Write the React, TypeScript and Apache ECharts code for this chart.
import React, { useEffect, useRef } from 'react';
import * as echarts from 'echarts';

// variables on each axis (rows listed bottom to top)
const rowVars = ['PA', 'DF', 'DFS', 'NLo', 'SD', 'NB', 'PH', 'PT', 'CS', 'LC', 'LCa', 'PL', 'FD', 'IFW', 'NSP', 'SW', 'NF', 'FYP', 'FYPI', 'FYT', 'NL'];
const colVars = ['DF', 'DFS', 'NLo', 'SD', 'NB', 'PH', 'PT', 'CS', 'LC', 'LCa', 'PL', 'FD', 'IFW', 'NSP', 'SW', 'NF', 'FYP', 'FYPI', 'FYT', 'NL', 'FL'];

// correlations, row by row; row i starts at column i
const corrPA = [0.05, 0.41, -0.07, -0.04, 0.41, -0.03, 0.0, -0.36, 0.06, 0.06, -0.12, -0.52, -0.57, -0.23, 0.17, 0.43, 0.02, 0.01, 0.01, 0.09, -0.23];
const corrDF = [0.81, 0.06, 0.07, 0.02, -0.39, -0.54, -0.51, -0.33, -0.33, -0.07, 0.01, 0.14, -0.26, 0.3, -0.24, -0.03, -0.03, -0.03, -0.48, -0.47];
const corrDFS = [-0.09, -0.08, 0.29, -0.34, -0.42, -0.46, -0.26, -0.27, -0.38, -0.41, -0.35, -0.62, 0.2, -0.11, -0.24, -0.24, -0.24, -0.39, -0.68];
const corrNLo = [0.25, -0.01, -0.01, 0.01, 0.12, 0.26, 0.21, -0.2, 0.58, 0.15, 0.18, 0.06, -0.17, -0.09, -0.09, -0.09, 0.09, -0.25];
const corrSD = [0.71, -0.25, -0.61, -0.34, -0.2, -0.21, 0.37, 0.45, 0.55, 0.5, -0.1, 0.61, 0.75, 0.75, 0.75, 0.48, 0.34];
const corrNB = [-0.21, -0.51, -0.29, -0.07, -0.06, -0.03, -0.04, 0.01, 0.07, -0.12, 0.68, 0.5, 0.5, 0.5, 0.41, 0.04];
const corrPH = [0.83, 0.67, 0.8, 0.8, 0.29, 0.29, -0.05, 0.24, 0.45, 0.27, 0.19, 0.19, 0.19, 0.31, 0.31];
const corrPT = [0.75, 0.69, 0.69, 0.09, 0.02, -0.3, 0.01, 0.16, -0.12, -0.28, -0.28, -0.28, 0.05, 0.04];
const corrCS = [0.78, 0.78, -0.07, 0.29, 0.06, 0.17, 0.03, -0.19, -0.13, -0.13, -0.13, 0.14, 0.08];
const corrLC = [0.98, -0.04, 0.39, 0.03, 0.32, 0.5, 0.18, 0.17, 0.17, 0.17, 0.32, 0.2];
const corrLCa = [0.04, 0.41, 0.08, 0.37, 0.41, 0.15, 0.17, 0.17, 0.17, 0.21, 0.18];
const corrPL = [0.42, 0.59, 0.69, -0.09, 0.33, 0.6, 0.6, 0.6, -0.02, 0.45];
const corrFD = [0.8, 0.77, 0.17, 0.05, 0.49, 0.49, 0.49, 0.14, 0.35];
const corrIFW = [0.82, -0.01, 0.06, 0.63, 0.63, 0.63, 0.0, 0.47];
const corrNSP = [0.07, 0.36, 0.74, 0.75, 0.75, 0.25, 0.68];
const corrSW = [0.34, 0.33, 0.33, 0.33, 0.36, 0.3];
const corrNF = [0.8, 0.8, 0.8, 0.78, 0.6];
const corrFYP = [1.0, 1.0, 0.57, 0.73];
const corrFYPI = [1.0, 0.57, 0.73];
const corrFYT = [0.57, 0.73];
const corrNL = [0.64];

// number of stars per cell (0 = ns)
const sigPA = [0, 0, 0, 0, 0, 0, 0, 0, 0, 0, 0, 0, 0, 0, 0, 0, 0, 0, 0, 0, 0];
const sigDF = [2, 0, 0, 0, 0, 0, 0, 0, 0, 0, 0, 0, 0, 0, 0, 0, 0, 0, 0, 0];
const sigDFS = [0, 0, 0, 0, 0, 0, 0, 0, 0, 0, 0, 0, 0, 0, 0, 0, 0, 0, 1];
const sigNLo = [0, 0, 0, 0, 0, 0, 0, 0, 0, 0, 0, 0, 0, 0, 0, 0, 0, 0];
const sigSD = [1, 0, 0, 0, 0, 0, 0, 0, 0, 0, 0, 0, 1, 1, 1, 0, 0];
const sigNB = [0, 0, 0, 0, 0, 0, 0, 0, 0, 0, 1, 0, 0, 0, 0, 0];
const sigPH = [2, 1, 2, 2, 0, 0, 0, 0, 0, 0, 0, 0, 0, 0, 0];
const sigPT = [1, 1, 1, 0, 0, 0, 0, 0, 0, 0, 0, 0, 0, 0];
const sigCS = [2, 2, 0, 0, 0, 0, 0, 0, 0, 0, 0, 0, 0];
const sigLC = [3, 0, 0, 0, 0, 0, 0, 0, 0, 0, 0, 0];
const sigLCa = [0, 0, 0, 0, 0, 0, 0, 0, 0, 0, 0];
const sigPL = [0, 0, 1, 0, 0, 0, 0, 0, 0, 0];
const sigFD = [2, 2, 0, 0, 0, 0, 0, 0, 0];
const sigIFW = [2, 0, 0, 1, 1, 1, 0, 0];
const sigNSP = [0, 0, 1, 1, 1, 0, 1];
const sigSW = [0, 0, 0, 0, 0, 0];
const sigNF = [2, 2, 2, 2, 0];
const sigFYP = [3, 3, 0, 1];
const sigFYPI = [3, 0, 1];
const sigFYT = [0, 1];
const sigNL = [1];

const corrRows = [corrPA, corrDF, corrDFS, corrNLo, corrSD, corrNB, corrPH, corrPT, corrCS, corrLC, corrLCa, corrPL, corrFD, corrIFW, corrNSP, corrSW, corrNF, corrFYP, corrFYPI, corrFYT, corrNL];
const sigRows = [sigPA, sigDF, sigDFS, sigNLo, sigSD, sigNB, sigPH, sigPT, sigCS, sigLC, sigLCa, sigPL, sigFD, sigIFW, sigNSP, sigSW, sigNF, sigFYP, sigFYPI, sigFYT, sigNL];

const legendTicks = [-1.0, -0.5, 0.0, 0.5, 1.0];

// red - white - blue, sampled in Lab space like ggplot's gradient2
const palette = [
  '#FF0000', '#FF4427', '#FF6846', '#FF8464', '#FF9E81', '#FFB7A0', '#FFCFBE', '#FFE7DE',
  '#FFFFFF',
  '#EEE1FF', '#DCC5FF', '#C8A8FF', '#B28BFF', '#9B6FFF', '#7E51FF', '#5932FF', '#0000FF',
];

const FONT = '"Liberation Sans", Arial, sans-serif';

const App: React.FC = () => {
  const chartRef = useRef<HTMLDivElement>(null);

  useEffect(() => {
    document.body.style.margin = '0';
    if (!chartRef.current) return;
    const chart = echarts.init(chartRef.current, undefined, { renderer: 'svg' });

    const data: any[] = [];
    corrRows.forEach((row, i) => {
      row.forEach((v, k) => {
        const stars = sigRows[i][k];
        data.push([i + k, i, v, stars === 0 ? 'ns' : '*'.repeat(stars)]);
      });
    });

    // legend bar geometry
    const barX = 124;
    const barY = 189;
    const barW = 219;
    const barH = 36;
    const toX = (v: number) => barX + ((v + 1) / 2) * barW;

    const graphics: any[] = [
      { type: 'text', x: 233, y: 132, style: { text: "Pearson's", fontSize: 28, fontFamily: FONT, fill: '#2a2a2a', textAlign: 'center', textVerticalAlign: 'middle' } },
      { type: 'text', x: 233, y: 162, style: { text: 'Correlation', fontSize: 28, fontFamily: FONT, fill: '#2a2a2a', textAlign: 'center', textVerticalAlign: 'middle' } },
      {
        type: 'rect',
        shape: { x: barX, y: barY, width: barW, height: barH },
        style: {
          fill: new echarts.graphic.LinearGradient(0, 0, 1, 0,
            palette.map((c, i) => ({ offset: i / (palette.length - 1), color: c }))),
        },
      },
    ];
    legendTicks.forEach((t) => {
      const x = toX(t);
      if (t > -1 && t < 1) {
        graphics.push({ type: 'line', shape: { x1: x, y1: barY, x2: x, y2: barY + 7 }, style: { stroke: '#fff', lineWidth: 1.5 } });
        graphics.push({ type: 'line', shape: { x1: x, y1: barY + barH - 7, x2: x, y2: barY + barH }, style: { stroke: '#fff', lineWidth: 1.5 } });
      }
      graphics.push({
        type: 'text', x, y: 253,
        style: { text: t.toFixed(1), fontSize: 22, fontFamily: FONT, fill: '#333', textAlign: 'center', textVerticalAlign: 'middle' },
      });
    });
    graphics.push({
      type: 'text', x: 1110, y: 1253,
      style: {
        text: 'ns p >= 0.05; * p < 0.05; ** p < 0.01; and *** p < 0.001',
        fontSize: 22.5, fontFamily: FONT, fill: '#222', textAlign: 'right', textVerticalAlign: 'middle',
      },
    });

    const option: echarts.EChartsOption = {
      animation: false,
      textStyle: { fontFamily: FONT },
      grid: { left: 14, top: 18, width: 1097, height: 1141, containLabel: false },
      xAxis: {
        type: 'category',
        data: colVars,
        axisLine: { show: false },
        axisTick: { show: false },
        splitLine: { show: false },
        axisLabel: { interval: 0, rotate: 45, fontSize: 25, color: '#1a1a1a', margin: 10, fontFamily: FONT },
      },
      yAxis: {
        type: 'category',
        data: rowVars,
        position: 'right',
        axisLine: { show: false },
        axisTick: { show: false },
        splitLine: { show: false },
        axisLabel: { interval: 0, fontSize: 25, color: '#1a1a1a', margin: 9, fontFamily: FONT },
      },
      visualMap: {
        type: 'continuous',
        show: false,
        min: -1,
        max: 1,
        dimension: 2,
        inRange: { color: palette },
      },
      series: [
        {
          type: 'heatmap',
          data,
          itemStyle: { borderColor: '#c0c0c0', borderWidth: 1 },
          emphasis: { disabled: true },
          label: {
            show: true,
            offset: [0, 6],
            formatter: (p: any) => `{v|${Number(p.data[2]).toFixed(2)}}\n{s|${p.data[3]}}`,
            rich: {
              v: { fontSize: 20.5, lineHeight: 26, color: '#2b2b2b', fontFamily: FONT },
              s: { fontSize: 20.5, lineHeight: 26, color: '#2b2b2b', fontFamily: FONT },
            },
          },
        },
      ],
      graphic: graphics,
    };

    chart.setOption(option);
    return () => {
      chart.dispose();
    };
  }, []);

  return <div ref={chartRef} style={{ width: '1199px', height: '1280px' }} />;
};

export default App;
****************
Instructions to follow: Exactly as written, please reproduce the lines from the first line of the data to the line containing "import * as echarts from 'echarts';", inclusive, and nothing else.

Written answer:
Write the React, TypeScript and Apache ECharts code for this chart.
import React, { useEffect, useRef } from 'react';
import * as echarts from 'echarts';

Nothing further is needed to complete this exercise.